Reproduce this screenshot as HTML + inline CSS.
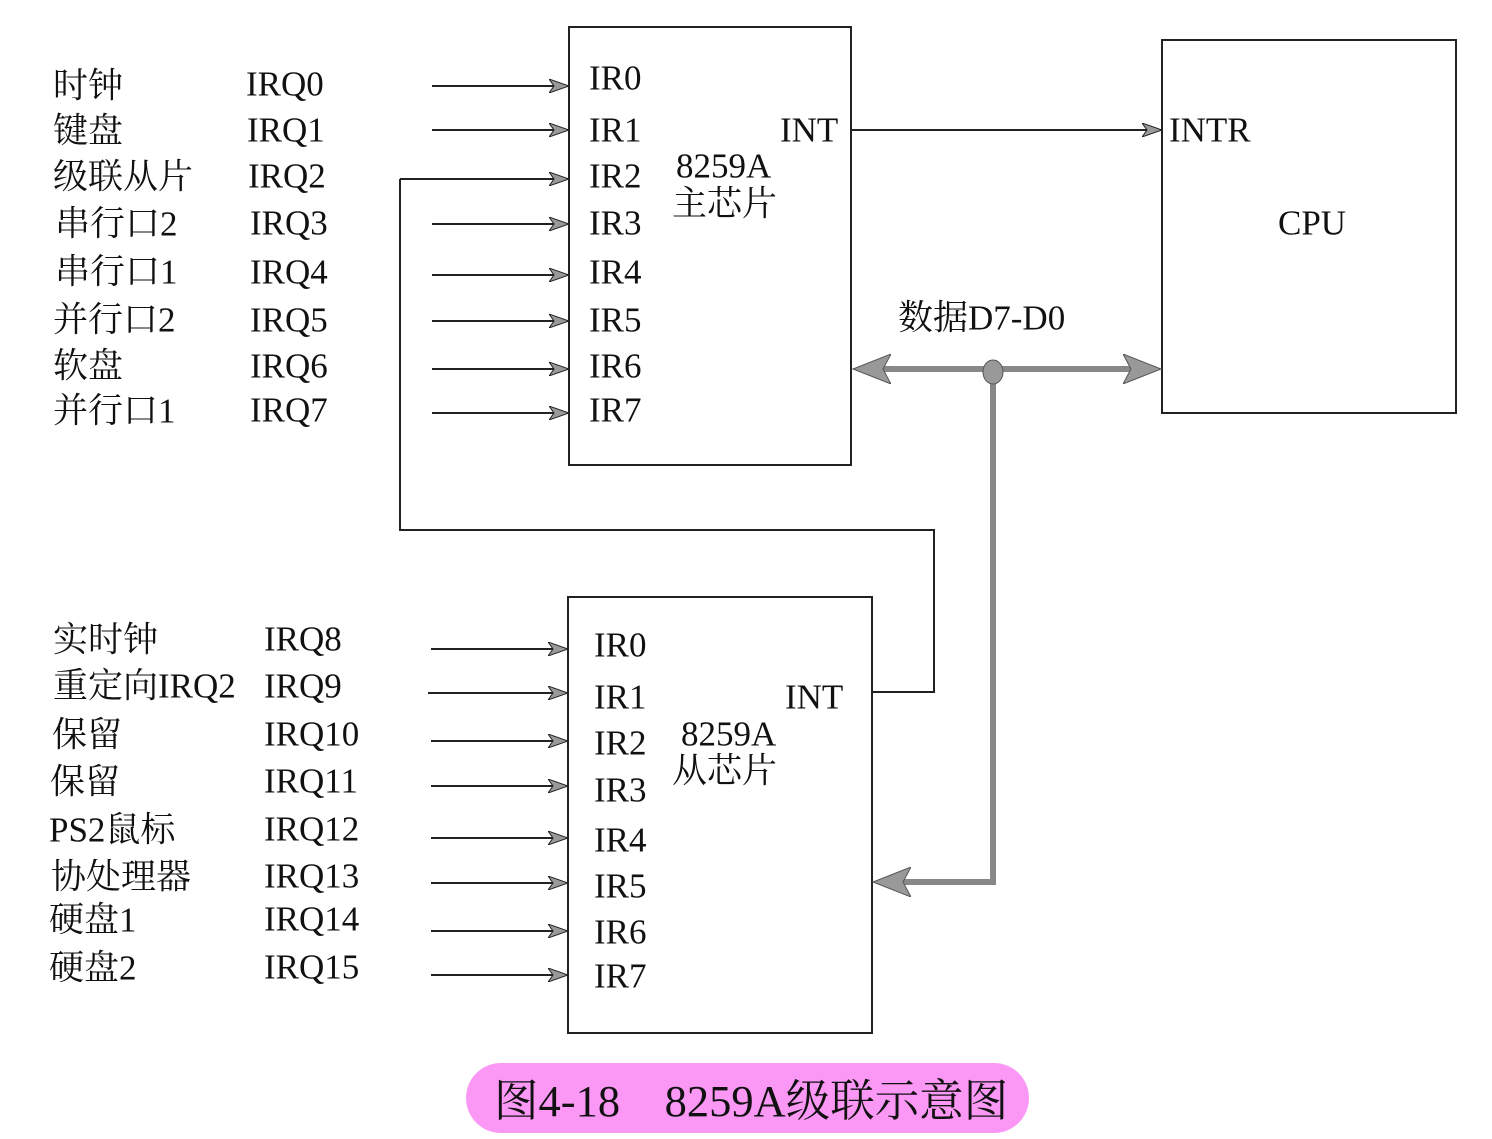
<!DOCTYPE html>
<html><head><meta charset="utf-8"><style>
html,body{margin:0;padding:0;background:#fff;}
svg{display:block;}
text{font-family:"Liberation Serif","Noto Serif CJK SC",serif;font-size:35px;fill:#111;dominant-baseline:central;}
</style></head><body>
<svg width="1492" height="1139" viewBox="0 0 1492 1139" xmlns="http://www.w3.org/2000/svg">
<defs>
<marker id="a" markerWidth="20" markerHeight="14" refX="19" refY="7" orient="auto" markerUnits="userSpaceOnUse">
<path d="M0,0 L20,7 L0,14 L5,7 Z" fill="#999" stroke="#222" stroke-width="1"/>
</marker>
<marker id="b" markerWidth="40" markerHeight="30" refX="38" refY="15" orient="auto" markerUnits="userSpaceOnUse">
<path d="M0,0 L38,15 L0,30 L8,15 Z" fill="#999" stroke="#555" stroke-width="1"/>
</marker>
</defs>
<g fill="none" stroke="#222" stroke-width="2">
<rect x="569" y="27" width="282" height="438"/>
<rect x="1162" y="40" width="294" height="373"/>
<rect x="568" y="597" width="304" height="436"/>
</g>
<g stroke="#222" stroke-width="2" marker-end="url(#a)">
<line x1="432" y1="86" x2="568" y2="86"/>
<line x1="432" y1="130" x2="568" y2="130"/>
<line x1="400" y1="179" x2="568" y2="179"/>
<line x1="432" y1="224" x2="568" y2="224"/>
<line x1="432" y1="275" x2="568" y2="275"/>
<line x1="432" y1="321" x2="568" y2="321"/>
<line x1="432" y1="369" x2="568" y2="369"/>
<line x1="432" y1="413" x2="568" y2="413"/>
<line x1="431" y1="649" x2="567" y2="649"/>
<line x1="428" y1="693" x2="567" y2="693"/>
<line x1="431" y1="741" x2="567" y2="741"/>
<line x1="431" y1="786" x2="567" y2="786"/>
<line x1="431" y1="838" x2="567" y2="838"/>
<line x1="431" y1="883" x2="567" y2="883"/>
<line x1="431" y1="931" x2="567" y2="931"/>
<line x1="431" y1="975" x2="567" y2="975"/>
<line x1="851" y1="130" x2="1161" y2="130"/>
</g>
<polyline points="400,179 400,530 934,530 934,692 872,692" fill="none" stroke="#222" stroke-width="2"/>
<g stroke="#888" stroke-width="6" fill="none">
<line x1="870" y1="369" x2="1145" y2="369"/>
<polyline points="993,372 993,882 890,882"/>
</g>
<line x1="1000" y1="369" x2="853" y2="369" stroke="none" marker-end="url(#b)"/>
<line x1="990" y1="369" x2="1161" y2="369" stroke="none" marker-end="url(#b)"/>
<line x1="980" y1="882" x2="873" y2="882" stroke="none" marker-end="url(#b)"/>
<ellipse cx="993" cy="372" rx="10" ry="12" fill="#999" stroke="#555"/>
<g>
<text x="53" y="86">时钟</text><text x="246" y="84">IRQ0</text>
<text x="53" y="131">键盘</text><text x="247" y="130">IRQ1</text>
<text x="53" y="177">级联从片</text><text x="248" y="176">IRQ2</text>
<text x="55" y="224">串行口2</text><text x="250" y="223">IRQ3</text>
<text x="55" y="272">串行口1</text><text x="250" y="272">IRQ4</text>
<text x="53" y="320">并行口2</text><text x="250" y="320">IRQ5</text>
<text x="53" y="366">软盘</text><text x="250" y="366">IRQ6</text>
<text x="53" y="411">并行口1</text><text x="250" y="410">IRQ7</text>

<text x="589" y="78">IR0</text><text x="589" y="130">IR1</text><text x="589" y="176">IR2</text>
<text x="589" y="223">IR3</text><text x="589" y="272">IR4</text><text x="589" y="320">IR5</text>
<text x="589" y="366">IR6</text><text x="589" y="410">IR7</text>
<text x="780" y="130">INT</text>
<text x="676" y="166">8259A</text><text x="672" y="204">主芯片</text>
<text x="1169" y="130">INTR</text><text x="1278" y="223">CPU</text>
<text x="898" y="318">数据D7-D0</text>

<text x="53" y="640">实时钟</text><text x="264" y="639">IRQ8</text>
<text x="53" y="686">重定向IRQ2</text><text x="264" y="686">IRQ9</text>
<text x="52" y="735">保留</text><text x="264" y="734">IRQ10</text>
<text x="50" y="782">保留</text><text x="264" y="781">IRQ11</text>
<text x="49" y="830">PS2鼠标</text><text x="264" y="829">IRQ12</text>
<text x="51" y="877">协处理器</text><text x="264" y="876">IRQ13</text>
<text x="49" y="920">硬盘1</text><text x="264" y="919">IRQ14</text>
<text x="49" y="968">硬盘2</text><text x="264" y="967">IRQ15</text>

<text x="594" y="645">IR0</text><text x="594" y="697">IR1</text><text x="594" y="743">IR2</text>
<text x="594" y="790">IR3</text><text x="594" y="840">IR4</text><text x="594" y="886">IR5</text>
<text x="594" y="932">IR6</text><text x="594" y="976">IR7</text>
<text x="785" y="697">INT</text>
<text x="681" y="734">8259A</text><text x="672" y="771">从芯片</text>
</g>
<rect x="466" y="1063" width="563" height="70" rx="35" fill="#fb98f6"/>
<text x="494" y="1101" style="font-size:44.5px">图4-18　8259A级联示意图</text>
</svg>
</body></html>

----------

Return all of the data exactly as written, and drop the pictures.

(RESPONSE)
Reproduce this screenshot as HTML + inline CSS.
<!DOCTYPE html>
<html><head><meta charset="utf-8"><style>
html,body{margin:0;padding:0;background:#fff;}
svg{display:block;}
text{font-family:"Liberation Serif","Noto Serif CJK SC",serif;font-size:35px;fill:#111;dominant-baseline:central;}
</style></head><body>
<svg width="1492" height="1139" viewBox="0 0 1492 1139" xmlns="http://www.w3.org/2000/svg">
<defs>
<marker id="a" markerWidth="20" markerHeight="14" refX="19" refY="7" orient="auto" markerUnits="userSpaceOnUse">
<path d="M0,0 L20,7 L0,14 L5,7 Z" fill="#999" stroke="#222" stroke-width="1"/>
</marker>
<marker id="b" markerWidth="40" markerHeight="30" refX="38" refY="15" orient="auto" markerUnits="userSpaceOnUse">
<path d="M0,0 L38,15 L0,30 L8,15 Z" fill="#999" stroke="#555" stroke-width="1"/>
</marker>
</defs>
<g fill="none" stroke="#222" stroke-width="2">
<rect x="569" y="27" width="282" height="438"/>
<rect x="1162" y="40" width="294" height="373"/>
<rect x="568" y="597" width="304" height="436"/>
</g>
<g stroke="#222" stroke-width="2" marker-end="url(#a)">
<line x1="432" y1="86" x2="568" y2="86"/>
<line x1="432" y1="130" x2="568" y2="130"/>
<line x1="400" y1="179" x2="568" y2="179"/>
<line x1="432" y1="224" x2="568" y2="224"/>
<line x1="432" y1="275" x2="568" y2="275"/>
<line x1="432" y1="321" x2="568" y2="321"/>
<line x1="432" y1="369" x2="568" y2="369"/>
<line x1="432" y1="413" x2="568" y2="413"/>
<line x1="431" y1="649" x2="567" y2="649"/>
<line x1="428" y1="693" x2="567" y2="693"/>
<line x1="431" y1="741" x2="567" y2="741"/>
<line x1="431" y1="786" x2="567" y2="786"/>
<line x1="431" y1="838" x2="567" y2="838"/>
<line x1="431" y1="883" x2="567" y2="883"/>
<line x1="431" y1="931" x2="567" y2="931"/>
<line x1="431" y1="975" x2="567" y2="975"/>
<line x1="851" y1="130" x2="1161" y2="130"/>
</g>
<polyline points="400,179 400,530 934,530 934,692 872,692" fill="none" stroke="#222" stroke-width="2"/>
<g stroke="#888" stroke-width="6" fill="none">
<line x1="870" y1="369" x2="1145" y2="369"/>
<polyline points="993,372 993,882 890,882"/>
</g>
<line x1="1000" y1="369" x2="853" y2="369" stroke="none" marker-end="url(#b)"/>
<line x1="990" y1="369" x2="1161" y2="369" stroke="none" marker-end="url(#b)"/>
<line x1="980" y1="882" x2="873" y2="882" stroke="none" marker-end="url(#b)"/>
<ellipse cx="993" cy="372" rx="10" ry="12" fill="#999" stroke="#555"/>
<g>
<text x="53" y="86">时钟</text><text x="246" y="84">IRQ0</text>
<text x="53" y="131">键盘</text><text x="247" y="130">IRQ1</text>
<text x="53" y="177">级联从片</text><text x="248" y="176">IRQ2</text>
<text x="55" y="224">串行口2</text><text x="250" y="223">IRQ3</text>
<text x="55" y="272">串行口1</text><text x="250" y="272">IRQ4</text>
<text x="53" y="320">并行口2</text><text x="250" y="320">IRQ5</text>
<text x="53" y="366">软盘</text><text x="250" y="366">IRQ6</text>
<text x="53" y="411">并行口1</text><text x="250" y="410">IRQ7</text>

<text x="589" y="78">IR0</text><text x="589" y="130">IR1</text><text x="589" y="176">IR2</text>
<text x="589" y="223">IR3</text><text x="589" y="272">IR4</text><text x="589" y="320">IR5</text>
<text x="589" y="366">IR6</text><text x="589" y="410">IR7</text>
<text x="780" y="130">INT</text>
<text x="676" y="166">8259A</text><text x="672" y="204">主芯片</text>
<text x="1169" y="130">INTR</text><text x="1278" y="223">CPU</text>
<text x="898" y="318">数据D7-D0</text>

<text x="53" y="640">实时钟</text><text x="264" y="639">IRQ8</text>
<text x="53" y="686">重定向IRQ2</text><text x="264" y="686">IRQ9</text>
<text x="52" y="735">保留</text><text x="264" y="734">IRQ10</text>
<text x="50" y="782">保留</text><text x="264" y="781">IRQ11</text>
<text x="49" y="830">PS2鼠标</text><text x="264" y="829">IRQ12</text>
<text x="51" y="877">协处理器</text><text x="264" y="876">IRQ13</text>
<text x="49" y="920">硬盘1</text><text x="264" y="919">IRQ14</text>
<text x="49" y="968">硬盘2</text><text x="264" y="967">IRQ15</text>

<text x="594" y="645">IR0</text><text x="594" y="697">IR1</text><text x="594" y="743">IR2</text>
<text x="594" y="790">IR3</text><text x="594" y="840">IR4</text><text x="594" y="886">IR5</text>
<text x="594" y="932">IR6</text><text x="594" y="976">IR7</text>
<text x="785" y="697">INT</text>
<text x="681" y="734">8259A</text><text x="672" y="771">从芯片</text>
</g>
<rect x="466" y="1063" width="563" height="70" rx="35" fill="#fb98f6"/>
<text x="494" y="1101" style="font-size:44.5px">图4-18　8259A级联示意图</text>
</svg>
</body></html>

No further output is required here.